"The hand in my hair was cruel, yanking on the sweat soaked strands while shoving my face toward a collision with the cold wall in front of me. I gasped, resisting the forward momentum working against me, but the force was too strong. I sucked in a breath and prepared myself for the coming impact. This was going to hurt."
'Judas Kiss (Murphy's Law #2)' by K.A. Fox starts off with a bang. Course, from the quote above you can see that bang just might be the main character's head striking the wall, but volatile as it is.. the opening scene is just for training. It made me wonder just how severe the actual battles might be as I continued ahead.
This story is about Laney, the daughter of the Devil and a very human woman. Apparently, some of his followers are not happy about the changes wrought in him by his feelings for the weaker species, and all Hells are about to break loose.. literally.
Working with a small group of friends, Callum--her teacher with the fiery sword, Torren--the male learning to fight beside her, and Moose--the cutest shapeshifting Hound of Hell I've ever seen.. Laney is thrust into the middle of what seems to be an attack on her father's "kinder, gentler" way of doing things.
"He was steady and strong. Like before, I knew he wouldn't leave me, even if I tried to send him away. He'd claimed me long before I realized I'd made him mine."
If I have anything to complain about, it's trying to get accustomed to the Devil being referred to as Angus. Admittedly, I always enjoy alternate Lucifer stories.. so that's just me sulking. There's absolutely a motive for the writer's direction, personally it was distracting and made it difficult for me to take him too seriously at first. However, that serves the author's serves the author's needs and makes contrasting scenes all the more dramatic in the moment.
Throughout the beginning, it's clear that Laney's power seems to be growing, as well as her mastery of it. But eventually a tragedy severs her connection with the source and with the abilities she's grown to count on.. gone.. she has to find other ways to manage. Meanwhile, an encroaching darkness threatens to push her to do things she wouldn't normally do.
"Devil save me from those who want to protect me."
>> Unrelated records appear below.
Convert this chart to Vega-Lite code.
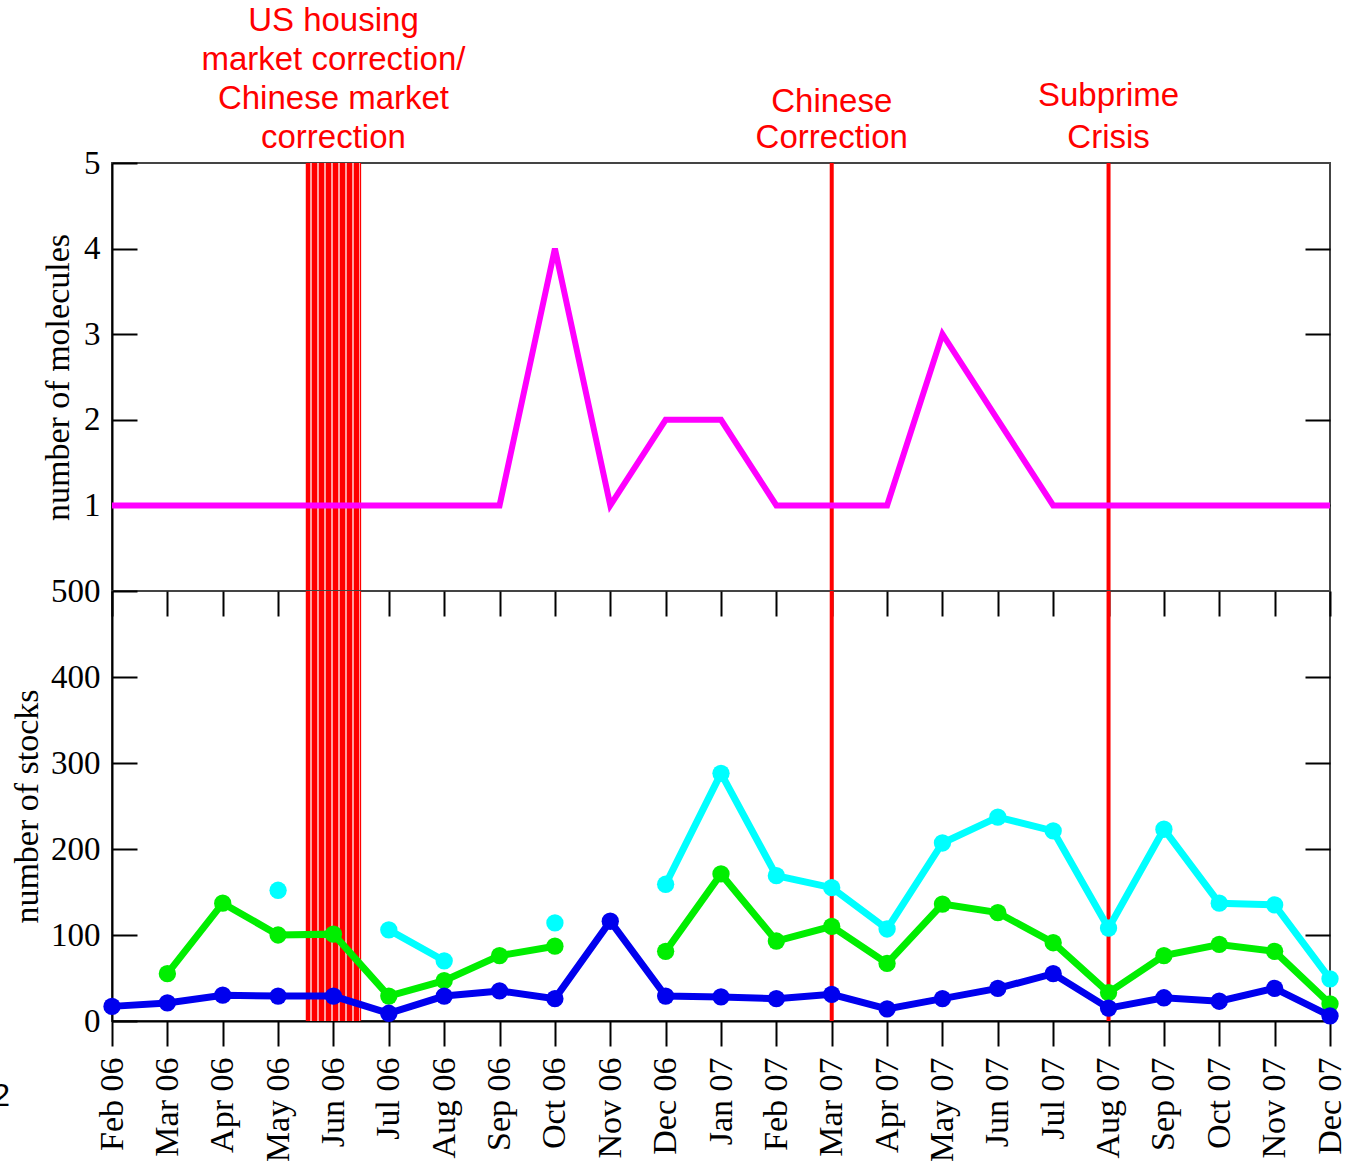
{
  "$schema": "https://vega.github.io/schema/vega-lite/v6.json",
  "padding": {"left": -9, "top": 4, "right": 0, "bottom": 0},
  "spacing": 0,
  "bounds": "flush",
  "datasets": {
    "molecules": [
      {"m": 0, "v": 1}, {"m": 1, "v": 1}, {"m": 2, "v": 1}, {"m": 3, "v": 1},
      {"m": 4, "v": 1}, {"m": 5, "v": 1}, {"m": 6, "v": 1}, {"m": 7, "v": 1},
      {"m": 8, "v": 4}, {"m": 9, "v": 1}, {"m": 10, "v": 2}, {"m": 11, "v": 2},
      {"m": 12, "v": 1}, {"m": 13, "v": 1}, {"m": 14, "v": 1}, {"m": 15, "v": 3},
      {"m": 16, "v": 2}, {"m": 17, "v": 1}, {"m": 18, "v": 1}, {"m": 19, "v": 1},
      {"m": 20, "v": 1}, {"m": 21, "v": 1}, {"m": 22, "v": 1}
    ],
    "stocks": [
      {"m": 0, "blue": 17, "green": null, "cyan": null},
      {"m": 1, "blue": 21, "green": 55, "cyan": null},
      {"m": 2, "blue": 30, "green": 137, "cyan": null},
      {"m": 3, "blue": 29, "green": 100, "cyan": 152},
      {"m": 4, "blue": 29, "green": 101, "cyan": null},
      {"m": 5, "blue": 9, "green": 29, "cyan": 106},
      {"m": 6, "blue": 29, "green": 47, "cyan": 70},
      {"m": 7, "blue": 35, "green": 76, "cyan": null},
      {"m": 8, "blue": 26, "green": 87, "cyan": 114},
      {"m": 9, "blue": 116, "green": null, "cyan": null},
      {"m": 10, "blue": 29, "green": 81, "cyan": 159},
      {"m": 11, "blue": 28, "green": 171, "cyan": 288},
      {"m": 12, "blue": 26, "green": 93, "cyan": 169},
      {"m": 13, "blue": 31, "green": 110, "cyan": 155},
      {"m": 14, "blue": 14, "green": 67, "cyan": 107},
      {"m": 15, "blue": 26, "green": 136, "cyan": 207},
      {"m": 16, "blue": 38, "green": 126, "cyan": 237},
      {"m": 17, "blue": 55, "green": 91, "cyan": 221},
      {"m": 18, "blue": 15, "green": 33, "cyan": 108},
      {"m": 19, "blue": 27, "green": 76, "cyan": 223},
      {"m": 20, "blue": 23, "green": 89, "cyan": 137},
      {"m": 21, "blue": 38, "green": 81, "cyan": 135},
      {"m": 22, "blue": 6, "green": 20, "cyan": 49}
    ],
    "band": [{"from": 3.5, "to": 4.5}],
    "events": [{"m": 13}, {"m": 18}],
    "notes": [
      {"m": 4, "label": "US housing\nmarket correction/\nChinese market\ncorrection"},
      {"m": 13, "label": "Chinese\nCorrection"},
      {"m": 18, "label": "Subprime\nCrisis"}
    ],
    "panel": [{"label": "2"}]
  },
  "config": {
    "view": {"stroke": "#444", "strokeWidth": 2},
    "axis": {
      "grid": false,
      "labelFont": "Liberation Serif",
      "labelFontSize": 33,
      "labelColor": "#000",
      "titleFont": "Liberation Serif",
      "titleFontSize": 34,
      "titleFontWeight": "normal",
      "titleColor": "#000",
      "tickColor": "#000",
      "tickWidth": 2,
      "domainColor": "#000",
      "domainWidth": 2
    }
  },
  "vconcat": [
    {
      "width": 1218,
      "height": 428,
      "resolve": {"axis": {"y": "independent"}},
      "layer": [
        {
          "data": {"name": "band"},
          "mark": {
            "type": "rect",
            "fill": {
              "gradient": "linear",
              "stops": [
                {"offset": 0, "color": "#ff0000"}, {"offset": 0.08, "color": "#ff0000"}, {"offset": 0.08, "color": "#ffa0a0"}, {"offset": 0.115, "color": "#ffa0a0"},
                {"offset": 0.115, "color": "#ff0000"}, {"offset": 0.205, "color": "#ff0000"}, {"offset": 0.205, "color": "#ffa0a0"}, {"offset": 0.24, "color": "#ffa0a0"},
                {"offset": 0.24, "color": "#ff0000"}, {"offset": 0.33, "color": "#ff0000"}, {"offset": 0.33, "color": "#ffa0a0"}, {"offset": 0.365, "color": "#ffa0a0"},
                {"offset": 0.365, "color": "#ff0000"}, {"offset": 0.455, "color": "#ff0000"}, {"offset": 0.455, "color": "#ffa0a0"}, {"offset": 0.49, "color": "#ffa0a0"},
                {"offset": 0.49, "color": "#ff0000"}, {"offset": 0.58, "color": "#ff0000"}, {"offset": 0.58, "color": "#ffa0a0"}, {"offset": 0.615, "color": "#ffa0a0"},
                {"offset": 0.615, "color": "#ff0000"}, {"offset": 0.705, "color": "#ff0000"}, {"offset": 0.705, "color": "#ffa0a0"}, {"offset": 0.74, "color": "#ffa0a0"},
                {"offset": 0.74, "color": "#ff0000"}, {"offset": 0.83, "color": "#ff0000"}, {"offset": 0.83, "color": "#ffa0a0"}, {"offset": 0.865, "color": "#ffa0a0"},
                {"offset": 0.865, "color": "#ff0000"}, {"offset": 0.955, "color": "#ff0000"}, {"offset": 0.955, "color": "#ffa0a0"}, {"offset": 0.975, "color": "#ffa0a0"},
                {"offset": 0.975, "color": "#ff0000"}, {"offset": 1, "color": "#ff0000"}
              ]
            }
          },
          "encoding": {
            "x": {"field": "from", "type": "quantitative", "scale": {"domain": [0, 22], "nice": false, "zero": false}, "axis": null},
            "x2": {"field": "to"}
          }
        },
        {
          "data": {"name": "events"},
          "mark": {"type": "rule", "color": "#ff0000", "strokeWidth": 4},
          "encoding": {
            "x": {"field": "m", "type": "quantitative", "axis": null}
          }
        },
        {
          "data": {"name": "molecules"},
          "mark": {"type": "line", "color": "#ff00ff", "strokeWidth": 6},
          "encoding": {
            "x": {"field": "m", "type": "quantitative", "axis": null},
            "y": {
              "field": "v", "type": "quantitative",
              "scale": {"domain": [0, 5], "nice": false, "zero": false},
              "axis": {"orient": "left", "values": [1, 2, 3, 4, 5], "tickSize": -25, "labelPadding": 37, "labelFlush": false, "title": "number of molecules", "titlePadding": 8}
            }
          }
        },
        {
          "data": {"name": "molecules"},
          "mark": {"type": "point", "opacity": 0},
          "encoding": {
            "x": {"field": "m", "type": "quantitative", "axis": null},
            "y": {
              "field": "v", "type": "quantitative",
              "scale": {"domain": [0, 5], "nice": false, "zero": false},
              "axis": {"orient": "right", "values": [1, 2, 3, 4], "tickSize": -25, "labels": false, "title": null, "domain": false}
            }
          }
        },
        {
          "data": {"name": "notes"},
          "transform": [{"filter": "datum.m == 4"}],
          "mark": {"type": "text", "color": "#ff0000", "font": "Liberation Sans", "fontSize": 33, "lineBreak": "\n", "lineHeight": 39, "align": "center", "baseline": "middle", "dy": -142},
          "encoding": {
            "x": {"field": "m", "type": "quantitative", "axis": null},
            "y": {"datum": 5, "type": "quantitative", "axis": null},
            "text": {"field": "label"}
          }
        },
        {
          "data": {"name": "notes"},
          "transform": [{"filter": "datum.m == 13"}],
          "mark": {"type": "text", "color": "#ff0000", "font": "Liberation Sans", "fontSize": 33, "lineBreak": "\n", "lineHeight": 36, "align": "center", "baseline": "middle", "dy": -61},
          "encoding": {
            "x": {"field": "m", "type": "quantitative", "axis": null},
            "y": {"datum": 5, "type": "quantitative", "axis": null},
            "text": {"field": "label"}
          }
        },
        {
          "data": {"name": "notes"},
          "transform": [{"filter": "datum.m == 18"}],
          "mark": {"type": "text", "color": "#ff0000", "font": "Liberation Sans", "fontSize": 33, "lineBreak": "\n", "lineHeight": 42, "align": "center", "baseline": "middle", "dy": -67},
          "encoding": {
            "x": {"field": "m", "type": "quantitative", "axis": null},
            "y": {"datum": 5, "type": "quantitative", "axis": null},
            "text": {"field": "label"}
          }
        }
      ]
    },
    {
      "width": 1218,
      "height": 430,
      "resolve": {"axis": {"x": "independent", "y": "independent"}},
      "layer": [
        {
          "data": {"name": "band"},
          "mark": {
            "type": "rect",
            "fill": {
              "gradient": "linear",
              "stops": [
                {"offset": 0, "color": "#ff0000"}, {"offset": 0.08, "color": "#ff0000"}, {"offset": 0.08, "color": "#ffa0a0"}, {"offset": 0.115, "color": "#ffa0a0"},
                {"offset": 0.115, "color": "#ff0000"}, {"offset": 0.205, "color": "#ff0000"}, {"offset": 0.205, "color": "#ffa0a0"}, {"offset": 0.24, "color": "#ffa0a0"},
                {"offset": 0.24, "color": "#ff0000"}, {"offset": 0.33, "color": "#ff0000"}, {"offset": 0.33, "color": "#ffa0a0"}, {"offset": 0.365, "color": "#ffa0a0"},
                {"offset": 0.365, "color": "#ff0000"}, {"offset": 0.455, "color": "#ff0000"}, {"offset": 0.455, "color": "#ffa0a0"}, {"offset": 0.49, "color": "#ffa0a0"},
                {"offset": 0.49, "color": "#ff0000"}, {"offset": 0.58, "color": "#ff0000"}, {"offset": 0.58, "color": "#ffa0a0"}, {"offset": 0.615, "color": "#ffa0a0"},
                {"offset": 0.615, "color": "#ff0000"}, {"offset": 0.705, "color": "#ff0000"}, {"offset": 0.705, "color": "#ffa0a0"}, {"offset": 0.74, "color": "#ffa0a0"},
                {"offset": 0.74, "color": "#ff0000"}, {"offset": 0.83, "color": "#ff0000"}, {"offset": 0.83, "color": "#ffa0a0"}, {"offset": 0.865, "color": "#ffa0a0"},
                {"offset": 0.865, "color": "#ff0000"}, {"offset": 0.955, "color": "#ff0000"}, {"offset": 0.955, "color": "#ffa0a0"}, {"offset": 0.975, "color": "#ffa0a0"},
                {"offset": 0.975, "color": "#ff0000"}, {"offset": 1, "color": "#ff0000"}
              ]
            }
          },
          "encoding": {
            "x": {"field": "from", "type": "quantitative", "scale": {"domain": [0, 22], "nice": false, "zero": false}, "axis": null},
            "x2": {"field": "to"}
          }
        },
        {
          "data": {"name": "events"},
          "mark": {"type": "rule", "color": "#ff0000", "strokeWidth": 4},
          "encoding": {
            "x": {"field": "m", "type": "quantitative", "axis": null}
          }
        },
        {
          "data": {"name": "stocks"},
          "mark": {"type": "point", "opacity": 0},
          "encoding": {
            "x": {"field": "m", "type": "quantitative", "axis": {"orient": "top", "values": [0, 1, 2, 3, 4, 5, 6, 7, 8, 9, 10, 11, 12, 13, 14, 15, 16, 17, 18, 19, 20, 21, 22], "tickSize": -25, "labels": false, "title": null, "domain": false}},
            "y": {"field": "blue", "type": "quantitative", "scale": {"domain": [0, 500], "nice": false, "zero": false}, "axis": {"orient": "right", "values": [100, 200, 300, 400], "tickSize": -25, "labels": false, "title": null, "domain": false}}
          }
        },
        {
          "data": {"name": "stocks"},
          "mark": {"type": "line", "color": "#00ffff", "strokeWidth": 7, "point": {"filled": true, "size": 300, "color": "#00ffff", "opacity": 1}},
          "encoding": {
            "x": {"field": "m", "type": "quantitative", "axis": null},
            "y": {"field": "cyan", "type": "quantitative", "axis": null}
          }
        },
        {
          "data": {"name": "stocks"},
          "mark": {"type": "line", "color": "#00ee00", "strokeWidth": 7, "point": {"filled": true, "size": 300, "color": "#00ee00", "opacity": 1}},
          "encoding": {
            "x": {"field": "m", "type": "quantitative", "axis": null},
            "y": {"field": "green", "type": "quantitative", "axis": null}
          }
        },
        {
          "data": {"name": "stocks"},
          "mark": {"type": "line", "color": "#0000ee", "strokeWidth": 7, "point": {"filled": true, "size": 300, "color": "#0000ee", "opacity": 1}},
          "encoding": {
            "x": {
              "field": "m", "type": "quantitative",
              "axis": {
                "orient": "bottom", "values": [0, 1, 2, 3, 4, 5, 6, 7, 8, 9, 10, 11, 12, 13, 14, 15, 16, 17, 18, 19, 20, 21, 22],
                "tickSize": 25, "labelPadding": 11, "labelAngle": -90, "labelOverlap": false, "labelFlush": false, "labelFontSize": 34, "title": null,
                "labelExpr": "['Feb 06','Mar 06','Apr 06','May 06','Jun 06','Jul 06','Aug 06','Sep 06','Oct 06','Nov 06','Dec 06','Jan 07','Feb 07','Mar 07','Apr 07','May 07','Jun 07','Jul 07','Aug 07','Sep 07','Oct 07','Nov 07','Dec 07'][datum.value]"
              }
            },
            "y": {
              "field": "blue", "type": "quantitative",
              "axis": {"orient": "left", "values": [0, 100, 200, 300, 400, 500], "tickSize": -25, "labelPadding": 37, "labelFlush": false, "title": "number of stocks", "titlePadding": 6}
            }
          }
        },
        {
          "data": {"name": "panel"},
          "mark": {"type": "text", "font": "Liberation Sans", "fontSize": 32, "color": "#000", "align": "right", "baseline": "middle"},
          "encoding": {
            "x": {"datum": -1.84, "type": "quantitative", "axis": null},
            "y": {"datum": -87, "type": "quantitative", "axis": null},
            "text": {"field": "label"}
          }
        }
      ]
    }
  ]
}
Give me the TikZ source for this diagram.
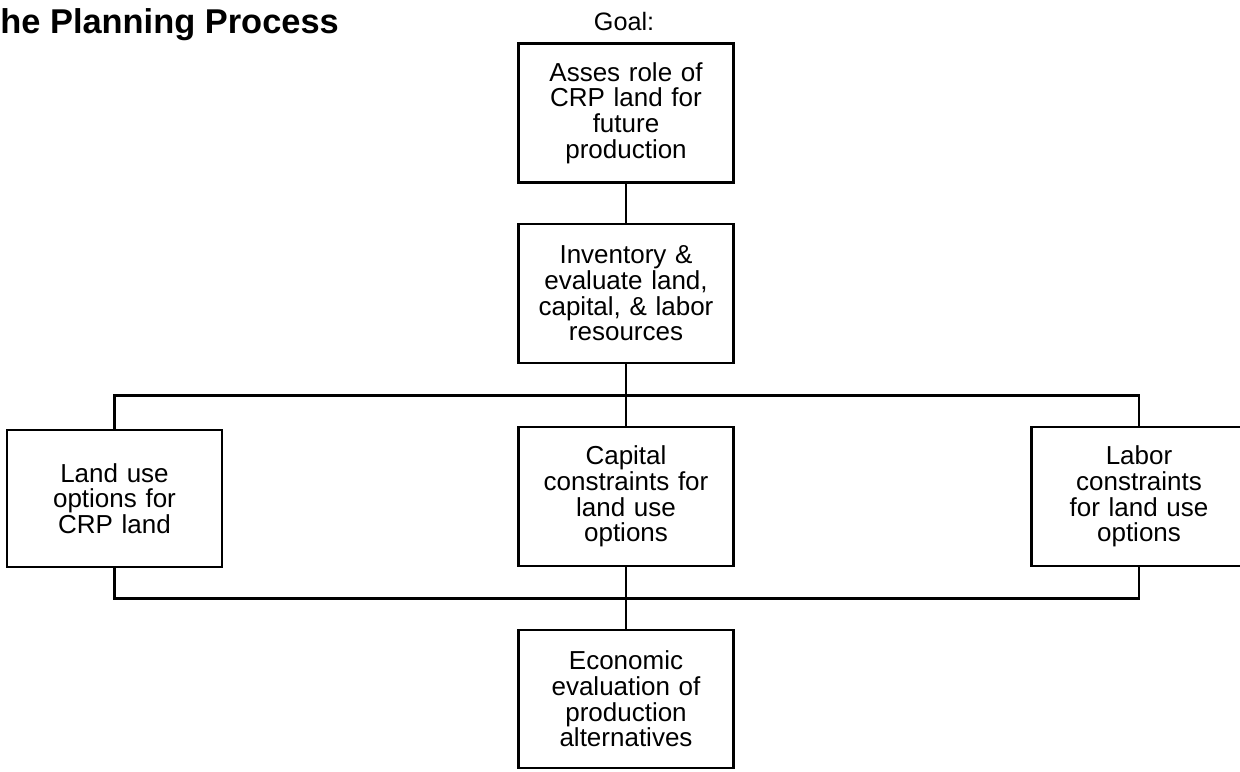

There are some interesting supporting characters, in addition to her group.. though they're either completely decorative or they exist to explain certain things to the reader and provide fixes to a couple of weaker plot points. All in all, they're small weaknesses that are handled well enough by Fox.
Action sequences are plentiful, but not overdone. Sometimes they run and sometimes they fight, so there's a reasonable balance of realistic decision making. Depending on your level of awareness while reading, there may be a surprise or two there for you along the way as well.. and the author doesn't focus too heavily on a love connection. There are certainly indications of something more here and there, but the book is far more story driven.
"Midnight in the garden, I handed you my heart
No hint of the cost, how it would tear us apart
The gift of forever, a promise I could keep
Not knowing the path, the souls it would reap"
It's a fun book and if you're looking for a quick page-turner that doesn't view itself as overly self-important, this is a good choice.